Airport buildings are massive construction and new research has found that these swaths of empty rooftops can be put to use. According to the study, Australia’s government-owned airports are ideal hosts for large-scale solar installations. If solar panels are placed on the roofs of the airport buildings, they could produce enough electricity to power 1, 36, 000 homes. This could be an efficient step towards net-zero emissions. In the study conducted at RMIT University, Melbourne, the researchers compared electricity generated by residential solar panels in an Australian city to the potential green energy production of 21 airports in that country.

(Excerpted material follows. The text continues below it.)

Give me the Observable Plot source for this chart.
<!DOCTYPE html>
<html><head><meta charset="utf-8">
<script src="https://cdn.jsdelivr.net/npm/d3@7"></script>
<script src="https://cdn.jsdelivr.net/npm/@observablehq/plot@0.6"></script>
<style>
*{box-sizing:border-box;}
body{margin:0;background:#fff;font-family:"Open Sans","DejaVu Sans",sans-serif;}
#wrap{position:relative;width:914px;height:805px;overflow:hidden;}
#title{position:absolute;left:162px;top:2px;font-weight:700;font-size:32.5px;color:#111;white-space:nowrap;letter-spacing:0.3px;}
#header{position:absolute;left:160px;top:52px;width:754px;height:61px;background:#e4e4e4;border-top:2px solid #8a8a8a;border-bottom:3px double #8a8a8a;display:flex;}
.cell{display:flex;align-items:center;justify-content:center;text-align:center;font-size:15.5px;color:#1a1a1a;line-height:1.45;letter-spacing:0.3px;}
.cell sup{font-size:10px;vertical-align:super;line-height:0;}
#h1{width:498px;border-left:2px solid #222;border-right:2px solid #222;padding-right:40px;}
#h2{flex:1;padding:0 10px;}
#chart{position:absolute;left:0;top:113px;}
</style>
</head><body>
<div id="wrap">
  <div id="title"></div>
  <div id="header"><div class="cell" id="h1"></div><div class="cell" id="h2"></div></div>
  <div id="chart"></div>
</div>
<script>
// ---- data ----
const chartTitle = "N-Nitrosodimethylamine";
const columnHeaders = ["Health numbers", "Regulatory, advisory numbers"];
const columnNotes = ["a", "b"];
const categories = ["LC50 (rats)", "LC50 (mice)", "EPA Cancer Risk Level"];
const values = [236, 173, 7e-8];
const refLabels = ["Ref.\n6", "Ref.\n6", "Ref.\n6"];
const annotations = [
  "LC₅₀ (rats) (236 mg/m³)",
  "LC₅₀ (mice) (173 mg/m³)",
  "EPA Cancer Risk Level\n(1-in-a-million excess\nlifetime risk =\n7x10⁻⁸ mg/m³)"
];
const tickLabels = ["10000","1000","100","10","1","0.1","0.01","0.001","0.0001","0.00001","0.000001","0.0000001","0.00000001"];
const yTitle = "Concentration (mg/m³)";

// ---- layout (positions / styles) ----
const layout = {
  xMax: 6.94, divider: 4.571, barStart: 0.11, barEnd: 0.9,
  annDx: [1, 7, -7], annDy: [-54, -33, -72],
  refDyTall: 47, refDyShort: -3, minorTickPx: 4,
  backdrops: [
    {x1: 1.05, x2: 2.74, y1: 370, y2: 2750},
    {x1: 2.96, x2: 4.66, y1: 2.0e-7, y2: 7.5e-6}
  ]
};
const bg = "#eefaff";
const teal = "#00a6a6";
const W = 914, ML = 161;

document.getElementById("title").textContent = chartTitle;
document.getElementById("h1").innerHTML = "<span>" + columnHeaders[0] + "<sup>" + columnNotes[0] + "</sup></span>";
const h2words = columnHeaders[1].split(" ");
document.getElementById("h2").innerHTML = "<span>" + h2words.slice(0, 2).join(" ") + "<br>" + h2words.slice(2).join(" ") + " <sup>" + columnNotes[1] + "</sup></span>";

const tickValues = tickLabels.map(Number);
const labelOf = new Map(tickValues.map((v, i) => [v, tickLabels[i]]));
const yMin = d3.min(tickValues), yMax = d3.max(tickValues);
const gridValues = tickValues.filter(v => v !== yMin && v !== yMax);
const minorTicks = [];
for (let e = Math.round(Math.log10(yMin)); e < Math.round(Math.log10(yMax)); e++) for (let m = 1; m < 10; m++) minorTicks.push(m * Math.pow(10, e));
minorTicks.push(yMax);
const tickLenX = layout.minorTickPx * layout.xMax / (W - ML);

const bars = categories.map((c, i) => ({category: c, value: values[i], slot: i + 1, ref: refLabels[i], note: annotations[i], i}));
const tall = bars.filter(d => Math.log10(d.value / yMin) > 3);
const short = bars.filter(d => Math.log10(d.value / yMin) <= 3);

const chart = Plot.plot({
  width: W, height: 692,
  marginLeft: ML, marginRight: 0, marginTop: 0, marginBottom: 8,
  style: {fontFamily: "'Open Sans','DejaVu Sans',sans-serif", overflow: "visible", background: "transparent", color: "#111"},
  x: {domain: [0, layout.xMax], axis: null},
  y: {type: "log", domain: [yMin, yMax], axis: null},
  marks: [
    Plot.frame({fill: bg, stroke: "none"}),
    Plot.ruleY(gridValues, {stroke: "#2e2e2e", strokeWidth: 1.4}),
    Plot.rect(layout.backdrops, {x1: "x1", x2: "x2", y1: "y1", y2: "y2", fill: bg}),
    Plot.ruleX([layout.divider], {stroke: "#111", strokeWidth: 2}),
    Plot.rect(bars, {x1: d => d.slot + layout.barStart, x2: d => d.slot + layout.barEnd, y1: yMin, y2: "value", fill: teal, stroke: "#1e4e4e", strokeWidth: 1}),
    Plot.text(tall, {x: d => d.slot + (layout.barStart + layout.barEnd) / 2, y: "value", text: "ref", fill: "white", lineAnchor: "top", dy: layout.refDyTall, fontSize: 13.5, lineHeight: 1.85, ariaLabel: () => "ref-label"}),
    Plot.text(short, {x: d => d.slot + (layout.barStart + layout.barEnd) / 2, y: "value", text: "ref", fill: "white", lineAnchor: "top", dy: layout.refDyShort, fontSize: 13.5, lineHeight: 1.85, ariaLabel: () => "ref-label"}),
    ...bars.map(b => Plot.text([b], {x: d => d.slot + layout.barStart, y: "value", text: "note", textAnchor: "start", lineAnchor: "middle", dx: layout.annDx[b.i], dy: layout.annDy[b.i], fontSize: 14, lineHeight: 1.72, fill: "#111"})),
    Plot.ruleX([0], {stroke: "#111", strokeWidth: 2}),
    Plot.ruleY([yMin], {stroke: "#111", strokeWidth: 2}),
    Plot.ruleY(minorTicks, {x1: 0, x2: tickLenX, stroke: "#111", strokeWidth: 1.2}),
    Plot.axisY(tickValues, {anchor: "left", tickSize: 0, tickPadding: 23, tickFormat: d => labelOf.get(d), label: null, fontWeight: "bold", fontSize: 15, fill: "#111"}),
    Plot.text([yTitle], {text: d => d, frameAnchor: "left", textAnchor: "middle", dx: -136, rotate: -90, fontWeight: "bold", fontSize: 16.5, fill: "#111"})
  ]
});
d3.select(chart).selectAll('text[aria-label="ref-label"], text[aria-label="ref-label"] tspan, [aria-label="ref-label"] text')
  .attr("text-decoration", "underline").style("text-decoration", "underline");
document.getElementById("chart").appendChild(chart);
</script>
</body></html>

Published in The Journal of Building Engineering, researchers scanned satellite images of 17,000 residential solar panels in the town of Bendigo in southern Australia and calculated that if airports are covered with large-scale solar panels, they would be able to produce 10 times more electricity than 17,000 residential panels. They would also reduce greenhouse gas emissions by 151.6 kilotons a year which is nearly equal to pulling 71, 000 passenger cars off the road.
Perth Airport alone would generate twice as much as Bendigo since it is very sunny and has lots of big buildings.
This analysis shows how massively effective it would be if the government and researchers focus on deriving energy from renewable sources.
The researchers also scanned satellite images of the airports for open roof space, where solar panels can best avoid shadows and found a total of 2.61 square kilometres, or one square mile, of usable area.
While previous studies have deemed airports as great solar generators, the RMIT research goes further by precisely modelling the use of large-scale systems.
A geospatial scientist in RMIT’s School of Science Chayn Sun hopes that the result of this study will guide the energy policy and future researches will focus on how to deploy solar panels on large buildings.